El Salvador: Reforma y renovación
Nunca más que hoy se evidencia la decadencia de nuestro sistema político. No se trata, como la visión simplista partidista trata de hacer ver, de un problema de quien ejerce el poder. Se trata de los incentivos que el sistema político actual crea y a los cuales los individuos que ejercen cargos públicos reaccionan en el proceso de la toma de decisiones públicas.
Pues si el resultado de este proceso político es uno que no solo no satisface las necesidades de la ciudadanía, sino que está creando una situación cada vez más caótica para el país, no se puede decir que el sistema está respondiendo a tales necesidades o deseos de las mayorías electorales. Entonces pareciera que hay una incongruencia en el proceso democrático, por lo cual hay que analizar y entender por qué dicho proceso ha dejado de responder a las necesidades públicas.
Pero el problema va más allá de este cortoplacismo en cual se basa actualmente el desarrollo de políticas públicas. Este fenómeno causa una inestabilidad que se traduce más allá del escenario político a la vida cotidiana de los ciudadanos. Si las “reglas del juego” se pueden cambiar constantemente como respuesta a las necesidades electoreras de funcionarios públicos, no hay forma de tener previsibilidad en ningún otro ámbito de la vida social. Sin previsibilidad en el curso de las acciones humanas, el inmediatismo reina, lo cual significa que todos buscarán el mayor provecho posible en el corto plazo sin consideraciones de las repercusiones que esto pudiera tener al largo plazo. No existe razón de sacrificar en el presente, de ahorrar, de invertir, de fomentar relaciones sociales y responsabilidades comunes a largo plazo, pues el largo plazo se vuelve incierto y altamente riesgoso.
En consideración de todo esto, fuera peor error concluir que el problema se encuentra en el sistema democrático en sí, y de esta manera abogar por una mano fuerte “benévola” en el ejercicio público.
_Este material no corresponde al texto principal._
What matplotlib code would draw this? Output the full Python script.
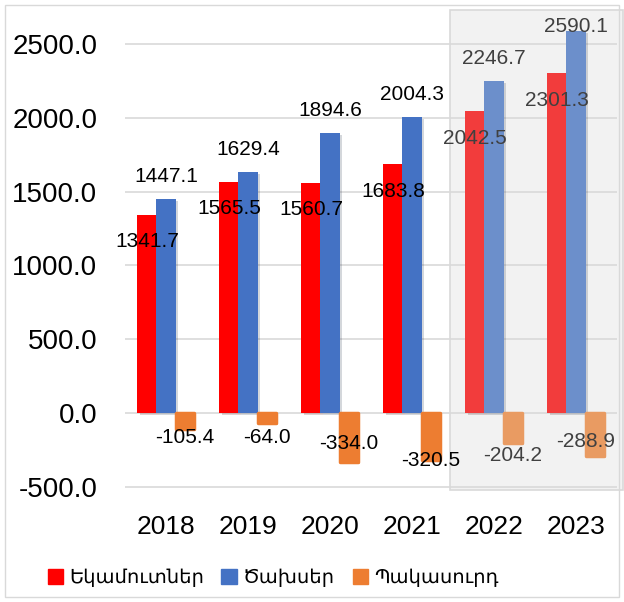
import numpy as np
import matplotlib.pyplot as plt
from matplotlib.patches import Patch, Rectangle
import matplotlib.patheffects as pe

years = ["2018", "2019", "2020", "2021", "2022", "2023"]
income = [1341.7, 1565.5, 1560.7, 1683.8, 2042.5, 2301.3]
spending = [1447.1, 1629.4, 1894.6, 2004.3, 2246.7, 2590.1]
deficit = [-105.4, -64.0, -334.0, -320.5, -204.2, -288.9]
legend_names = ["Եկամուտներ", "Ծախսեր", "Պակասուրդ"]

# colours, and the paler ones used inside the grey box
COLORS = ["#FF0000", "#4472C4", "#ED7D31"]
PALE = ["#F23C3C", "#6C8FCB", "#E99B62"]
N_SHADED = 2

# label nudges (pixels below zero line / sideways) for the deficit labels
NEG_DY = [24, 24, 30, 47, 42, 28]
NEG_DX = [0, 0, 0, 0, 0, -9]

NUM_FONT = ["Liberation Sans", "DejaVu Sans"]
TXT_FONT = ["Noto Sans", "DejaVu Sans"]

W, H = 624, 602
fig = plt.figure(figsize=(W / 100, H / 100), dpi=100)
ax = fig.add_axes([125 / W, (H - 490) / H, (617 - 125) / W, (490 - 10) / H])
ax.set_xlim(-0.5, 5.5)
ax.set_ylim(-521, 2729)
px = 480 / (2729 + 521)  # pixels per unit

# grey box round the last two years
ax.axvspan(3.46, 5.57, facecolor="#F2F2F2", edgecolor="#D9D9D9", lw=1.2,
           zorder=0.1, clip_on=False)

x = np.arange(len(years))
bw = 0.232
shadow = [pe.SimplePatchShadow(offset=(1.5, -1.5), alpha=0.18), pe.Normal()]

for i in range(len(years)):
    cols = PALE if i >= len(years) - N_SHADED else COLORS
    lc = "#404040" if i >= len(years) - N_SHADED else "black"
    b1 = ax.bar(x[i] - bw, income[i], bw, color=cols[0], zorder=2)
    b2 = ax.bar(x[i], spending[i], bw, color=cols[1], zorder=2)
    b3 = ax.bar(x[i] + bw, deficit[i], bw * 0.93, color=cols[2], zorder=2,
                edgecolor=cols[2], linewidth=2.5, joinstyle="round")
    for b in (b1, b2, b3):
        b[0].set_path_effects(shadow)

    # income label just inside the bar top
    ax.text(x[i] - bw, income[i] - 27 / px, f"{income[i]:.1f}", ha="center",
            va="center", fontsize=15, family=NUM_FONT, color=lc, zorder=5)
    # spending label above the bar, kept inside the plot
    sy = min(spending[i] + 23 / px, 2614)
    ax.text(x[i], sy, f"{spending[i]:.1f}", ha="center", va="center",
            fontsize=15, family=NUM_FONT, color=lc, zorder=5)
    ax.text(x[i] + bw + NEG_DX[i] / 82, -NEG_DY[i] / px, f"{deficit[i]:.1f}",
            ha="center", va="center", fontsize=15, family=NUM_FONT,
            color=lc, zorder=5)

ax.set_xticks(x)
ax.set_xticklabels(years, family=NUM_FONT, fontsize=19)
ax.set_yticks(np.arange(-500, 2501, 500))
ax.set_yticklabels([f"{v:.1f}" for v in np.arange(-500, 2501, 500)],
                   family=NUM_FONT, fontsize=20)
ax.tick_params(axis="both", length=0)
ax.tick_params(axis="x", pad=18)
ax.tick_params(axis="y", pad=20)
for s in ax.spines.values():
    s.set_visible(False)
ax.set_axisbelow(True)
ax.yaxis.grid(True, color="#D9D9D9", lw=1.2, zorder=0.5)

handles = [Patch(facecolor=c, edgecolor=c) for c in COLORS]
fig.legend(handles, legend_names, loc="center", bbox_to_anchor=(273 / W, (H - 578) / H),
           ncol=3, frameon=False, prop={"family": TXT_FONT, "size": 14},
           handlelength=0.8, handleheight=0.8, handletextpad=0.3,
           columnspacing=0.9)

# thin chart border
fig.patches.append(Rectangle((5 / W, 5 / H), 1 - 10 / W, 1 - 10 / H,
                             transform=fig.transFigure, fill=False,
                             edgecolor="#D9D9D9", lw=1))

fig.savefig("out.png", dpi=100)
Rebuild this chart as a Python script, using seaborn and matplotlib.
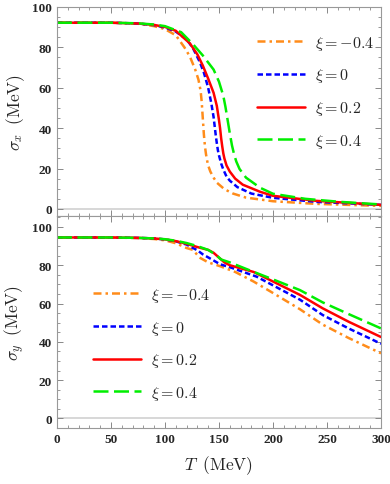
import matplotlib
matplotlib.use("Agg")
import matplotlib.pyplot as plt
from matplotlib.ticker import MultipleLocator
import seaborn as sns

sns.set_style("ticks")
plt.rcParams['mathtext.fontset'] = 'cm'
plt.rcParams['font.family'] = ['Liberation Serif', 'DejaVu Serif']
plt.rcParams['font.weight'] = 'bold'

# -----------------------------
# DATA
# -----------------------------

labels = [r"$\xi=-0.4$", r"$\xi=0$", r"$\xi=0.2$", r"$\xi=0.4$"]
colors = ["#ff8c1a", "#0000ff", "#ff0000", "#00ee00"]
styles = [(0, (3.2, 1.6, 1.0, 1.6)), (0, (2.2, 1.2)), "-", (0, (6, 2.2))]

# sigma_x (top panel)
tx_m04 = [0, 50, 75, 90, 100, 110, 118, 123, 128, 131, 133, 134, 135, 136, 137, 138, 139, 140, 142, 145, 148, 155, 163, 175, 200, 240, 300]
sx_m04 = [92.2, 92.2, 91.7, 90.5, 89.0, 86.0, 80.0, 75.5, 69.0, 64.0, 58.5, 53.0, 45.0, 37.0, 31.0, 27.0, 24.0, 21.5, 18.5, 15.5, 13.0, 9.8, 7.6, 5.6, 3.8, 2.5, 1.5]
tx_0 = [0, 50, 75, 90, 100, 110, 120, 126, 132, 136, 140, 143, 145, 146, 147, 148, 149, 150, 152, 154, 157, 160, 167, 180, 200, 240, 300]
sx_0 = [92.2, 92.2, 91.8, 91.0, 89.8, 87.8, 84.0, 79.5, 73.0, 67.5, 60.0, 52.0, 45.5, 41.0, 36.5, 32.5, 29.0, 26.5, 22.5, 19.5, 16.0, 14.0, 10.8, 7.6, 5.5, 3.5, 2.0]
tx_02 = [0, 50, 75, 90, 100, 110, 123, 130, 135, 140, 145, 148, 150, 151, 152, 153, 154, 155, 157, 160, 165, 172, 188, 200, 240, 300]
sx_02 = [92.2, 92.2, 91.8, 91.1, 90.1, 88.2, 82.0, 76.5, 71.0, 64.5, 57.5, 51.0, 44.0, 40.0, 35.0, 31.0, 27.5, 25.0, 21.5, 18.5, 15.0, 12.0, 8.5, 6.5, 4.0, 2.0]
tx_04 = [0, 50, 75, 90, 100, 115, 126, 135, 145, 150, 154, 156, 158, 160, 162, 164, 166, 169, 175, 188, 200, 230, 262, 300]
sx_04 = [92.2, 92.2, 91.9, 91.3, 90.5, 87.5, 81.5, 76.0, 69.0, 63.0, 56.0, 50.5, 44.0, 37.5, 31.5, 27.0, 23.5, 19.8, 15.5, 10.5, 7.5, 5.0, 3.5, 2.2]

# sigma_y (bottom panel)
ty_m04 = [0, 50, 75, 90, 100, 110, 120, 126, 132, 140, 151, 165, 182, 200, 225, 246, 270, 300]
sy_m04 = [94.5, 94.5, 94.2, 93.7, 93.0, 91.5, 89.0, 88.0, 84.0, 81.5, 79.5, 76.5, 71.5, 65.5, 57.0, 49.0, 42.0, 34.0]
ty_0 = [0, 50, 75, 90, 100, 110, 120, 130, 135, 145, 151, 160, 185, 200, 225, 246, 270, 300]
sy_0 = [94.5, 94.5, 94.3, 94.0, 93.5, 92.5, 90.8, 87.8, 85.7, 82.5, 80.5, 79.0, 74.0, 69.5, 62.0, 54.0, 47.0, 39.0]
ty_02 = [0, 50, 75, 90, 100, 110, 120, 130, 140, 145, 150, 155, 160, 182, 200, 225, 246, 270, 300]
sy_02 = [94.5, 94.5, 94.3, 94.0, 93.5, 92.6, 91.2, 89.5, 88.0, 86.5, 84.0, 81.5, 80.0, 76.5, 71.5, 64.5, 57.5, 50.5, 42.5]
ty_04 = [0, 50, 75, 90, 100, 110, 120, 130, 140, 147, 152, 160, 180, 200, 225, 246, 270, 300]
sy_04 = [94.5, 94.5, 94.3, 94.0, 93.6, 92.8, 91.6, 90.0, 88.0, 85.5, 83.0, 81.5, 77.0, 72.6, 67.0, 60.6, 54.5, 47.0]

top_T = [tx_m04, tx_0, tx_02, tx_04]
top_S = [sx_m04, sx_0, sx_02, sx_04]
bot_T = [ty_m04, ty_0, ty_02, ty_04]
bot_S = [sy_m04, sy_0, sy_02, sy_04]

# -----------------------------
# FIGURE
# -----------------------------

fig = plt.figure(figsize=(3.9, 4.85), dpi=100)
ax1 = fig.add_axes([0.146, 0.5526, 0.831, 0.431])
ax2 = fig.add_axes([0.146, 0.1155, 0.831, 0.437], sharex=ax1)

for ax, Ts, Ss in [(ax1, top_T, top_S), (ax2, bot_T, bot_S)]:
    ax.axhline(0, color="#d4d4d4", lw=1.3, zorder=0)
    for t, s, c, ls, lab in zip(Ts, Ss, colors, styles, labels):
        sns.lineplot(x=t, y=s, ax=ax, color=c, linestyle=ls, linewidth=1.8, label=lab)
    ax.set_xlim(0, 300)
    ax.xaxis.set_major_locator(MultipleLocator(50))
    ax.xaxis.set_minor_locator(MultipleLocator(10))
    ax.yaxis.set_major_locator(MultipleLocator(20))
    ax.yaxis.set_minor_locator(MultipleLocator(5))
    ax.tick_params(which="both", direction="in", top=True, right=True, color="#888888")
    ax.tick_params(which="major", length=4, width=0.7, labelsize=9.5)
    ax.tick_params(which="minor", length=2, width=0.6)
    for sp in ax.spines.values():
        sp.set_color("#999999")
        sp.set_linewidth(0.8)

ax1.set_ylim(-3.5, 100)
ax2.set_ylim(-5, 105.7)
ax1.tick_params(labelbottom=False)
ax1.set_xlabel("")

ax1.set_ylabel(r"$\sigma_x\;\;(\mathrm{MeV})$", fontsize=12.5, labelpad=4)
ax2.set_ylabel(r"$\sigma_y\;\;(\mathrm{MeV})$", fontsize=12.5, labelpad=4)
ax2.set_xlabel(r"$T\;\;(\mathrm{MeV})$", fontsize=12.5, labelpad=6)

leg_kw = dict(frameon=False, fontsize=11.5, handlelength=3.0, handletextpad=0.65,
              labelspacing=0.92, borderpad=0, borderaxespad=0, loc="upper left")
ax1.legend(bbox_to_anchor=(0.617, 0.872), **leg_kw)
ax2.legend(bbox_to_anchor=(0.111, 0.67), **leg_kw)

fig.savefig("out.png", dpi=100)
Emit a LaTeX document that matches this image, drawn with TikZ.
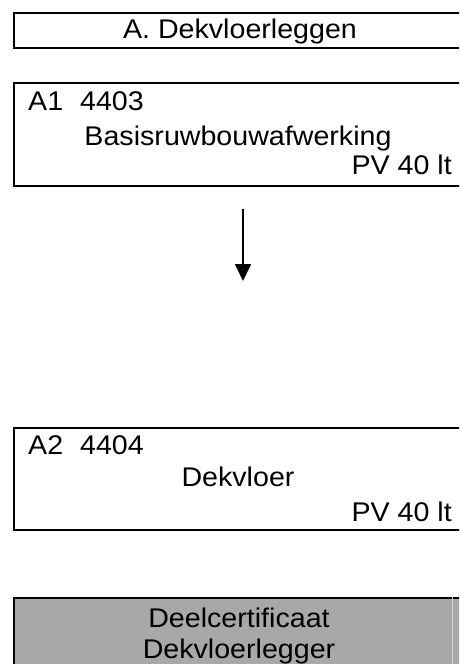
\documentclass[tikz,border=0pt]{standalone}
\usepackage{fontspec}
\setmainfont{Liberation Sans}[FakeStretch=1.06]
\usepackage{xcolor}
\usepackage{tikz}
\usetikzlibrary{arrows.meta}
\definecolor{certgrijs}{RGB}{168,168,168}
\definecolor{celrand}{RGB}{212,212,212}

\begin{document}
\begin{tikzpicture}[
  x=1pt, y=1pt,
  font=\fontsize{27}{32}\selectfont,
  box/.style={rectangle, draw=black, line width=2.4pt, fill=white,
              anchor=north west, inner sep=0pt, minimum width=455pt},
  grijsbox/.style={box, fill=certgrijs},
  txt/.style={inner sep=0pt},
  arr/.style={-{Triangle[length=17pt,width=16pt]}, line width=1.7pt},
]

%% ---- Frame ----
\path[use as bounding box, clip] (0,0) rectangle (459,-664);

%% ---- Title ----
\node[box, minimum height=35.5pt] (titel) at (12.5,-11.5) {};
\node[txt, anchor=base] (titeltekst) at (240,-38.5) {A. Dekvloerleggen};

%% ---- Module A1 ----
\node[box, minimum height=103pt] (a1) at (12.5,-82) {};
\node[txt, anchor=base west] (a1code) at (28,-110)
  {A1\hspace{17pt}4403};
\node[txt, anchor=base] (a1naam) at (238,-145)
  {Basisruwbouwafwerking};
\node[txt, anchor=base east] (a1pv) at (452,-174)
  {PV 40 lt};

%% ---- Arrow ----
\coordinate (pijlbegin) at (243,-209);
\coordinate (pijleind)  at (243,-281);
\draw[arr] (pijlbegin) -- (pijleind);

%% ---- Module A2 ----
\node[box, minimum height=101.5pt] (a2) at (12.5,-427) {};
\node[txt, anchor=base west] (a2code) at (28,-454)
  {A2\hspace{17pt}4404};
\node[txt, anchor=base] (a2naam) at (238,-486)
  {Dekvloer};
\node[txt, anchor=base east] (a2pv) at (452,-521)
  {PV 40 lt};

%% ---- Certificate ----
\node[grijsbox, minimum height=100pt] (cert) at (12.5,-597) {};
\draw[celrand, line width=1pt] ([xshift=440pt]cert.north west)
  -- ([xshift=440pt]cert.south west);
\node[txt, anchor=base] (certr1) at (239,-627) {Deelcertificaat};
\node[txt, anchor=base] (certr2) at (239,-658) {Dekvloerlegger};

\end{tikzpicture}
\end{document}
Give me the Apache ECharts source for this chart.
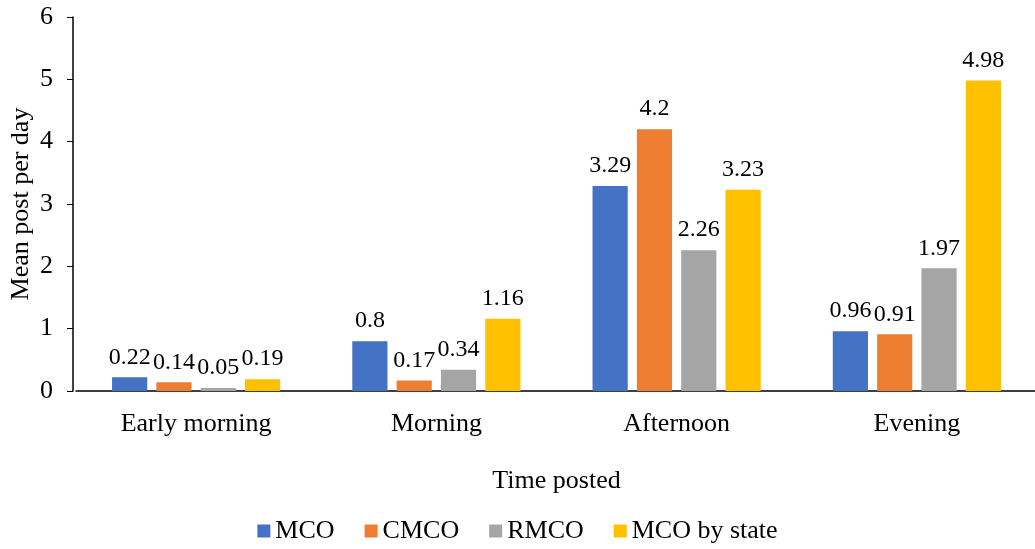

La idea de benevolencia en el gobernar es un mito, ya que hasta los funcionarios públicos de más alto rango son humanos, y como el resto de nosotros, son susceptibles a sucumbir a las permanentes presiones y tentaciones que los rodean. Entonces, la necesidad de previsibilidad hace necesario un programa de reformas institucionales y constitucionales que limiten el rango de acción del ejercer público. Más que solo un acuerdo fiscal, de lo cual se oye hablar mucho, nuestro país necesita un acuerdo político que redefina a largo plazo las razones del poder público y limite de forma sólida y permanente las funciones de cada poder del Estado, de esta forma contrarrestando los incentivos al cortoplacismo.
Siguiendo este mismo argumento, es poco probable esperar que este ímpetu reformista surja de aquellos actores con larga trayectoria en el ejercicio del poder. Como dice la celebre frase de Lord Acton, el poder corrompe, y es difícil creer que aquellos que se han desarrollado profesionalmente en este contexto de beneficios, manipulaciones y demagogias, sean quienes renuncien a sus ambiciones y concedan limitar su propio poder. Por esto es que tienen que ser nuevas generaciones de políticos, funcionarios y activistas los que vayan pujando por tal programa reformista, y el electorado quien les vaya abriendo oportunidades a aquellos que apoyen las banderas de reforma y renovación.